Sabtu, 11 Oktober 2014

KEBEBASAN BERPENDAPAT DI INDONESIA














Pendapat secara umum digambarkan sebagai sebuah ide, gagasan, dan pemikiran. Berpendapat dapat diartikan menyampaikan ide atau buah pemikiran kepada orang lain. Kebebasan berpendapat merupakan hal yang penting, bahkan sangat penting. John Stuart Mill, seorang filusuf berkebangsaan Inggris, juga menyatakan betapa pentingnya kebebasan berpendapat.

Di negara tercinta, Republik Indonesia ini, kebebasan berpendapat bahkan telah diberi landasan atau dasar hukum yang pasti dalam UUD 1945 Pasal 28. Dalam pasal tersebut telah terkandung  bahwa semua warga negara berhak mengeluarkan pikiran melalui lisan, tulisan, dan sebagainya yang telah ditetapkan oleh Undang-Undang. Mengapa pemerintah dahulu sampai membuat aturan tersebut? Karena para pejuang kemerdekaan itu menyadari bahwa menyampaikan pendapat adalah perkara yang krusial. Perkara yang krusial seharusnya dilaksanakan dengan penuh tanggung jawab.

Namun apa yang terjadi sekarang? Para pejabat yang bergelimang harta, menyelewengkan aspirasi rakyat. Mereka merampas apa yang seharusnya menjadi hak rakyat. Setiap melihat berita di televisi pasti ada-ada saja kasus korupsi yang muncul. Tidak hanya satu dua, bahkan puluhan, mungkin ratusan. Dan mungkin baru itu saja kasus yang tercium oleh aparat. Masih banyak kasus yang terselubung dan terjadi dengan penuh strategi politik.

Setiap wakil-wakil rakyat memang dengan bebasnya mengeluarkan pendapat. Tapi di lain pihak, rakyat tertekan. Rakyat ingin suara mereka didengarkan. Sudah banyak bentuk protes dan kritik yang disampaikan melalui berbagai media. Mulai dari surat kabar, polling, blog, demo, bahkan penyampaian secara langsung telah dilakukan. Namun apa yang terjadi. Tidak ada. Tidak ada perubahan yang terjadi. Mereka yang sudah menduduki singgasana pemerintahan tidak mau mendengarkan aspirasi masyarakat yang ada di bawah. Pemerintah seakan-akan tuli, dan buta akan penderitaan rakyat.

Kita lihat kasus yang belum lama terjadi. Coba sejenak kita ingat kasus Prita Mulyasari.
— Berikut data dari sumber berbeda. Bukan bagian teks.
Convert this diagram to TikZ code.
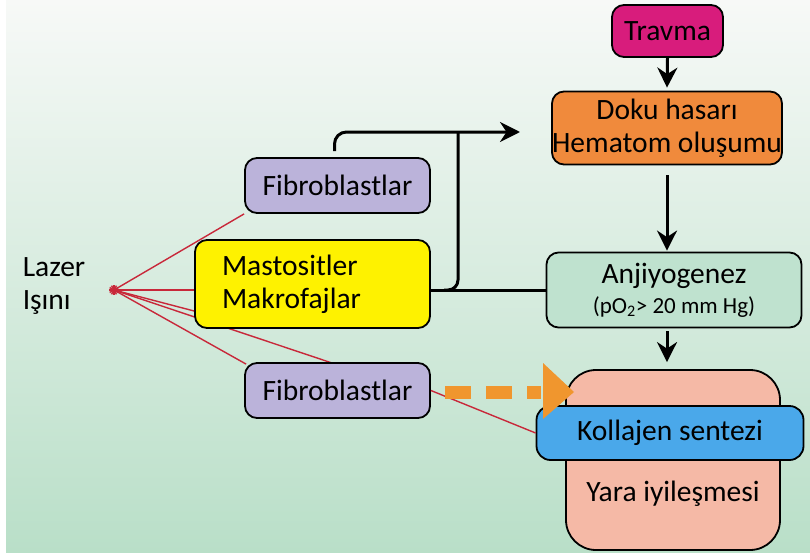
\documentclass[tikz,border=0pt]{standalone}
\usepackage{fontspec}
\setmainfont{Carlito}
\usetikzlibrary{arrows.meta,calc}
\definecolor{bgtop}{HTML}{F7F9F7}
\definecolor{bgbot}{HTML}{B9DFC8}
\definecolor{travma}{HTML}{D81C7C}
\definecolor{doku}{HTML}{F08A3C}
\definecolor{anj}{HTML}{BFE2CF}
\definecolor{fib}{HTML}{BBB3DA}
\definecolor{mast}{HTML}{FEF200}
\definecolor{kol}{HTML}{4AA8EA}
\definecolor{yara}{HTML}{F5B9A6}
\definecolor{ora}{HTML}{F0962E}
\definecolor{laser}{HTML}{C8283A}
\begin{document}
\begin{tikzpicture}[x=1pt,y=-1pt,
  box/.style={draw=black, line width=1.8pt, rounded corners=12pt, inner sep=0pt,
    align=center, font=\fontsize{29.5}{33}\selectfont},
  arr/.style={draw=black, line width=3pt, -{Stealth[length=20pt,width=20pt]}},
  link/.style={draw=black, line width=3pt},
  ray/.style={draw=laser, line width=1.4pt},
  txt/.style={font=\fontsize{29.5}{33}\selectfont, inner sep=0pt, align=left}]
\useasboundingbox (0,0) rectangle (810,559);
\fill[white] (0,0) rectangle (810,559);
\shade[top color=bgtop, bottom color=bgbot] (6,0) rectangle (810,552);

% nodes
\node[box, fill=travma, minimum width=111pt, minimum height=52pt] (tr) at (667.5,31) {Travma};
\node[box, fill=doku, minimum width=230pt, minimum height=73pt] (dk) at (667,128) {Doku hasarı\\Hematom oluşumu};
\node[box, fill=anj, minimum width=255pt, minimum height=75pt] (an) at (674,290)
  {Anjiyogenez\\[-3pt]{\fontsize{23}{26}\selectfont (pO\textsubscript{2}> 20 mm Hg)}};

\coordinate (star) at (114,290);
% ray behind yellow box
\coordinate (fbtop) at (332,363);
\draw[ray] (star) -- (fbtop);

\node[box, fill=fib, minimum width=185pt, minimum height=55pt] (ft) at (337.5,185.5) {Fibroblastlar};
\node[box, fill=mast, minimum height=88pt, text width=181pt, inner xsep=27pt, align=left] (ms) at (312.5,284) {Mastositler\\Makrofajlar};
\node[box, fill=fib, minimum width=185pt, minimum height=55pt] (fb) at (337.5,390.5) {Fibroblastlar};

\node[txt] (lz) at (54,286) {Lazer\\Işını};

\node[box, fill=yara, rounded corners=30pt, minimum width=214pt, minimum height=180pt] (ya) at (673,460) {};
\node[txt] (yt) at (673,494) {Yara iyileşmesi};
\node[box, fill=kol, rounded corners=14pt, minimum width=267pt, minimum height=54pt] (ko) at (670,433) {Kollajen sentezi};

% laser star
\foreach \a in {0,30,...,150}
  \draw[laser, line width=1.5pt] ($(star)+(\a:5pt)$) -- ($(star)+(\a+180:5pt)$);

% laser rays
\draw[ray] (star) -- (ft.south west);
\draw[ray] (star) -- (ms.west |- star);
\draw[ray] (star) -- ($(ms.west)+(0,-27pt)$);
\draw[ray] (star) -- ($(fb.north west)+(2,2)$);
\draw[ray] (fb.east) -- (ko.west);

% black arrows (common axis x = 667)
\coordinate (ax) at (667,0);
\draw[arr] (tr.south) -- ([yshift=3pt]dk.north);
\draw[arr] ([yshift=-10pt]dk.south) -- ([yshift=1pt]an.north -| ax);
\draw[arr] ([yshift=-3pt]an.south -| ax) -- ([yshift=7pt]ya.north -| ax);

% connectors from cells
\coordinate (jn) at (458,290);
\coordinate (top) at (458,132);
\coordinate (aend) at (520,132);
\draw[link] (ms.east |- an.west) -- (an.west);
\draw[link, rounded corners=10pt] ($(jn)+(-14,0)$) -| (top);
\draw[arr, rounded corners=12pt] ([xshift=-3pt,yshift=6pt]ft.north) |- (aend);

% orange dashed arrow
\draw[ora, line width=13pt, dash pattern=on 26pt off 15pt] (445,392) -- (541,392);
\fill[ora] (543,363) -- (574,392) -- (543,419) -- cycle;
\end{tikzpicture}
\end{document}
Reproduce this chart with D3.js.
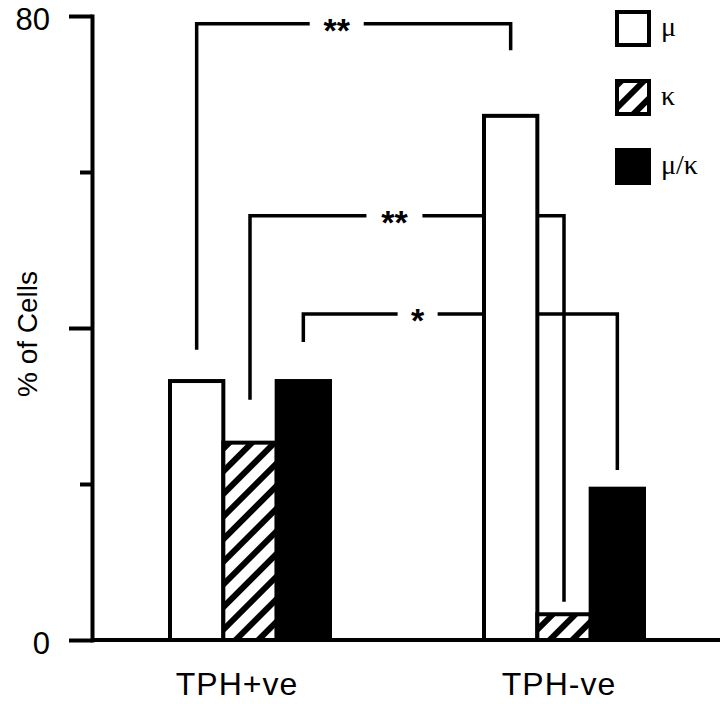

Kasus yang terjadi 2009 silam, merupakan salah satu isu penyelewengan kebebasan berpendapat yang cukup fenomenal. Awalnya, Prita hanya ingin mengutarakan isi hati dan keluhannya kepada teman-temannya. Namun siapa sangka, curhat Prita justru membuatnya masuk ke jeruji besi. Prita mengkritik pelayanan OMNI Interntional Hospital. Pemilik rumah sakit tersebut tidak terima akan kritikan Prita dan mengajukan gugatan dengan alasan pencemaran nama baik. Akhirnya Prita kalah suara dan masuk sel tahanan.

Sebenarnya kasus-kasus yang serupa telah terjadi berulang kali. Seperti yang dialami Alvin Lie dan Narliswandi Piliang pada 2008 silam. Narliswandi dituduh telah mencemarkan nama baik karena menulis dalam blog pribadinya. Kemudian Erick Adriansyah pernah dianggap menyebarkan isu negatif terkait kesulitan likuiditas bank. Terakhir yang paling misterius hingga sekarang yaitu kasus Munir. Kasus yang dianggap pelanggaran HAM itu masih saja ditutupi.

Beberapa contoh kasus di atas sudah cukup menggambarkan bagaimana kebebasan berpendapat yang notabene sebagai Hak Asasi Manusia yang harus dijaga dan dilindungi, namun dalam praktiknya, justru begitu mudah dilanggar. Terutama mereka yang memiliki kekuasaan atau jabatan yang lebih tinggi.


Apakah pemerintah tetap masih tuli? Atau kah jeritan hati rakyat Indonesia masih kurang keras? Jangan sampai Indonesia ini menjadi negara diktator. Merdeka!!